» **Task description**
Word for word, copy all the data and drop the pictures.

» **Data block**
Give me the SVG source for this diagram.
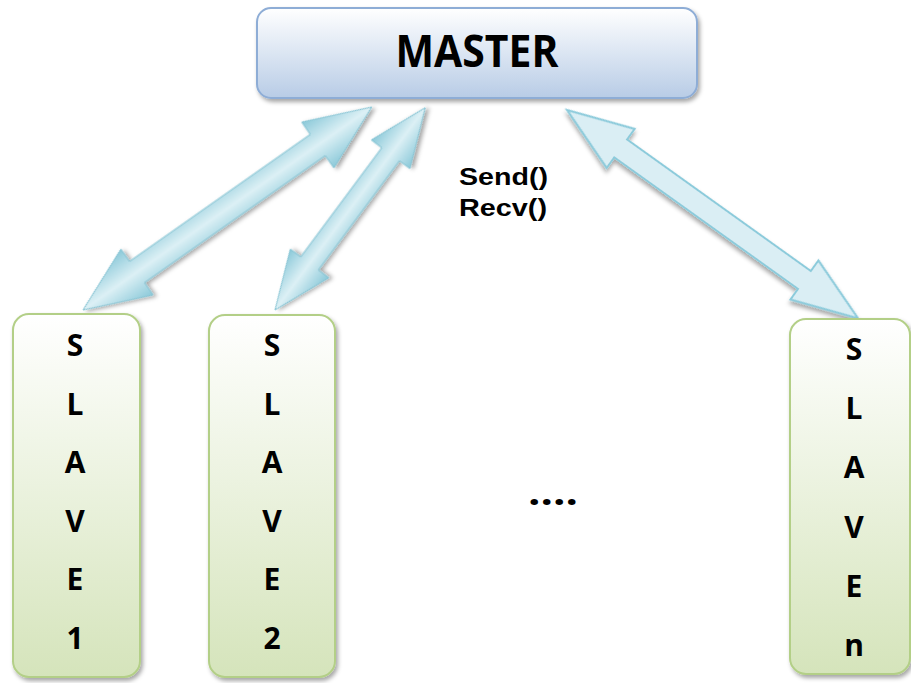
<svg xmlns="http://www.w3.org/2000/svg" width="911" height="683" viewBox="0 0 911 683">
<defs>
<linearGradient id="gMaster" x1="0" y1="0" x2="0" y2="1">
<stop offset="0" stop-color="#ffffff"/>
<stop offset="1" stop-color="#b8cce6"/>
</linearGradient>
<linearGradient id="gSlave" x1="0" y1="0" x2="0" y2="1">
<stop offset="0" stop-color="#ffffff"/>
<stop offset="1" stop-color="#d5e4bb"/>
</linearGradient>
<linearGradient id="gArrow1" gradientUnits="userSpaceOnUse" x1="0" y1="-28" x2="0" y2="28">
<stop offset="0" stop-color="#8bc9d9"/>
<stop offset="0.5" stop-color="#dcf0f5"/>
<stop offset="1" stop-color="#8bc9d9"/>
</linearGradient>
<linearGradient id="gArrow2" gradientUnits="userSpaceOnUse" x1="0" y1="-24" x2="0" y2="24">
<stop offset="0" stop-color="#8bc9d9"/>
<stop offset="0.5" stop-color="#dcf0f5"/>
<stop offset="1" stop-color="#8bc9d9"/>
</linearGradient>
<filter id="sh" x="-10%" y="-10%" width="130%" height="130%">
<feDropShadow dx="2" dy="3" stdDeviation="2" flood-color="#000" flood-opacity="0.35"/>
</filter>
</defs>
<style>
.master{fill:url(#gMaster);stroke:#8eadd6;stroke-width:2;filter:url(#sh)}
.slave{fill:url(#gSlave);stroke:#b3cf87;stroke-width:2;filter:url(#sh)}
.big{font-family:"Open Sans","Liberation Sans",sans-serif;font-weight:bold;fill:#000;text-anchor:middle}
.letter{font-family:"Open Sans","Liberation Sans",sans-serif;font-weight:bold;font-size:30px;fill:#000;text-anchor:middle}
.lbl{font-family:"Liberation Sans",Arial,sans-serif;font-weight:bold;font-size:23px;fill:#000}
.arr{filter:url(#sh)}
</style>
<rect width="911" height="683" fill="#ffffff"/>
<g id="connectors">
<polygon class="arr" transform="translate(83,310) rotate(-35.1)" points="0,0 66,-28 66,-13 287,-13 287,-28 353,0 287,28 287,13 66,13 66,28" fill="url(#gArrow1)" stroke="#86c4d4" stroke-width="1"/>
<polygon class="arr" transform="translate(275,310) rotate(-53.4)" points="0,0 58,-24 58,-11 194,-11 194,-24 252,0 194,24 194,11 58,11 58,24" fill="url(#gArrow2)" stroke="#86c4d4" stroke-width="1"/>
<polygon class="arr" transform="translate(567,110) rotate(35.6)" points="0,0 66,-24 66,-11 292,-11 292,-24 358,0 292,24 292,11 66,11 66,24" fill="#daeef4" stroke="#8ccbdb" stroke-width="2"/>
</g>
<g id="master">
<rect class="master" x="257" y="8" width="440" height="90" rx="14"/>
<text class="big" x="477" y="67" font-size="44" textLength="163" lengthAdjust="spacingAndGlyphs">MASTER</text>
</g>
<g id="label">
<text class="lbl" x="459" y="185" textLength="89" lengthAdjust="spacingAndGlyphs">Send()</text>
<text class="lbl" x="459" y="216" textLength="88" lengthAdjust="spacingAndGlyphs">Recv()</text>
</g>
<g id="slave1">
<rect class="slave" x="13" y="314" width="127" height="363" rx="16"/>
<text class="letter" x="75" y="356">S</text>
<text class="letter" x="75" y="415">L</text>
<text class="letter" x="75" y="473">A</text>
<text class="letter" x="75" y="532">V</text>
<text class="letter" x="75" y="590">E</text>
<text class="letter" x="75" y="649">1</text>
</g>
<g id="slave2">
<rect class="slave" x="209" y="315" width="126" height="362" rx="16"/>
<text class="letter" x="272" y="356">S</text>
<text class="letter" x="272" y="415">L</text>
<text class="letter" x="272" y="473">A</text>
<text class="letter" x="272" y="532">V</text>
<text class="letter" x="272" y="590">E</text>
<text class="letter" x="272" y="649">2</text>
</g>
<g id="slaven">
<rect class="slave" x="790" y="319" width="120" height="355" rx="16"/>
<text class="letter" x="854" y="360">S</text>
<text class="letter" x="854" y="419">L</text>
<text class="letter" x="854" y="478">A</text>
<text class="letter" x="854" y="538">V</text>
<text class="letter" x="854" y="597">E</text>
<text class="letter" x="854" y="656">n</text>
</g>
<g id="ellipsis">
<text class="big" x="553" y="505" font-size="36" textLength="50" lengthAdjust="spacingAndGlyphs">....</text>
</g>
</svg>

» **Answer to this exercise**
Give me the SVG source for this diagram.
<svg xmlns="http://www.w3.org/2000/svg" width="911" height="683" viewBox="0 0 911 683">
<defs>
<linearGradient id="gMaster" x1="0" y1="0" x2="0" y2="1">
<stop offset="0" stop-color="#ffffff"/>
<stop offset="1" stop-color="#b8cce6"/>
</linearGradient>
<linearGradient id="gSlave" x1="0" y1="0" x2="0" y2="1">
<stop offset="0" stop-color="#ffffff"/>
<stop offset="1" stop-color="#d5e4bb"/>
</linearGradient>
<linearGradient id="gArrow1" gradientUnits="userSpaceOnUse" x1="0" y1="-28" x2="0" y2="28">
<stop offset="0" stop-color="#8bc9d9"/>
<stop offset="0.5" stop-color="#dcf0f5"/>
<stop offset="1" stop-color="#8bc9d9"/>
</linearGradient>
<linearGradient id="gArrow2" gradientUnits="userSpaceOnUse" x1="0" y1="-24" x2="0" y2="24">
<stop offset="0" stop-color="#8bc9d9"/>
<stop offset="0.5" stop-color="#dcf0f5"/>
<stop offset="1" stop-color="#8bc9d9"/>
</linearGradient>
<filter id="sh" x="-10%" y="-10%" width="130%" height="130%">
<feDropShadow dx="2" dy="3" stdDeviation="2" flood-color="#000" flood-opacity="0.35"/>
</filter>
</defs>
<style>
.master{fill:url(#gMaster);stroke:#8eadd6;stroke-width:2;filter:url(#sh)}
.slave{fill:url(#gSlave);stroke:#b3cf87;stroke-width:2;filter:url(#sh)}
.big{font-family:"Open Sans","Liberation Sans",sans-serif;font-weight:bold;fill:#000;text-anchor:middle}
.letter{font-family:"Open Sans","Liberation Sans",sans-serif;font-weight:bold;font-size:30px;fill:#000;text-anchor:middle}
.lbl{font-family:"Liberation Sans",Arial,sans-serif;font-weight:bold;font-size:23px;fill:#000}
.arr{filter:url(#sh)}
</style>
<rect width="911" height="683" fill="#ffffff"/>
<g id="connectors">
<polygon class="arr" transform="translate(83,310) rotate(-35.1)" points="0,0 66,-28 66,-13 287,-13 287,-28 353,0 287,28 287,13 66,13 66,28" fill="url(#gArrow1)" stroke="#86c4d4" stroke-width="1"/>
<polygon class="arr" transform="translate(275,310) rotate(-53.4)" points="0,0 58,-24 58,-11 194,-11 194,-24 252,0 194,24 194,11 58,11 58,24" fill="url(#gArrow2)" stroke="#86c4d4" stroke-width="1"/>
<polygon class="arr" transform="translate(567,110) rotate(35.6)" points="0,0 66,-24 66,-11 292,-11 292,-24 358,0 292,24 292,11 66,11 66,24" fill="#daeef4" stroke="#8ccbdb" stroke-width="2"/>
</g>
<g id="master">
<rect class="master" x="257" y="8" width="440" height="90" rx="14"/>
<text class="big" x="477" y="67" font-size="44" textLength="163" lengthAdjust="spacingAndGlyphs">MASTER</text>
</g>
<g id="label">
<text class="lbl" x="459" y="185" textLength="89" lengthAdjust="spacingAndGlyphs">Send()</text>
<text class="lbl" x="459" y="216" textLength="88" lengthAdjust="spacingAndGlyphs">Recv()</text>
</g>
<g id="slave1">
<rect class="slave" x="13" y="314" width="127" height="363" rx="16"/>
<text class="letter" x="75" y="356">S</text>
<text class="letter" x="75" y="415">L</text>
<text class="letter" x="75" y="473">A</text>
<text class="letter" x="75" y="532">V</text>
<text class="letter" x="75" y="590">E</text>
<text class="letter" x="75" y="649">1</text>
</g>
<g id="slave2">
<rect class="slave" x="209" y="315" width="126" height="362" rx="16"/>
<text class="letter" x="272" y="356">S</text>
<text class="letter" x="272" y="415">L</text>
<text class="letter" x="272" y="473">A</text>
<text class="letter" x="272" y="532">V</text>
<text class="letter" x="272" y="590">E</text>
<text class="letter" x="272" y="649">2</text>
</g>
<g id="slaven">
<rect class="slave" x="790" y="319" width="120" height="355" rx="16"/>
<text class="letter" x="854" y="360">S</text>
<text class="letter" x="854" y="419">L</text>
<text class="letter" x="854" y="478">A</text>
<text class="letter" x="854" y="538">V</text>
<text class="letter" x="854" y="597">E</text>
<text class="letter" x="854" y="656">n</text>
</g>
<g id="ellipsis">
<text class="big" x="553" y="505" font-size="36" textLength="50" lengthAdjust="spacingAndGlyphs">....</text>
</g>
</svg>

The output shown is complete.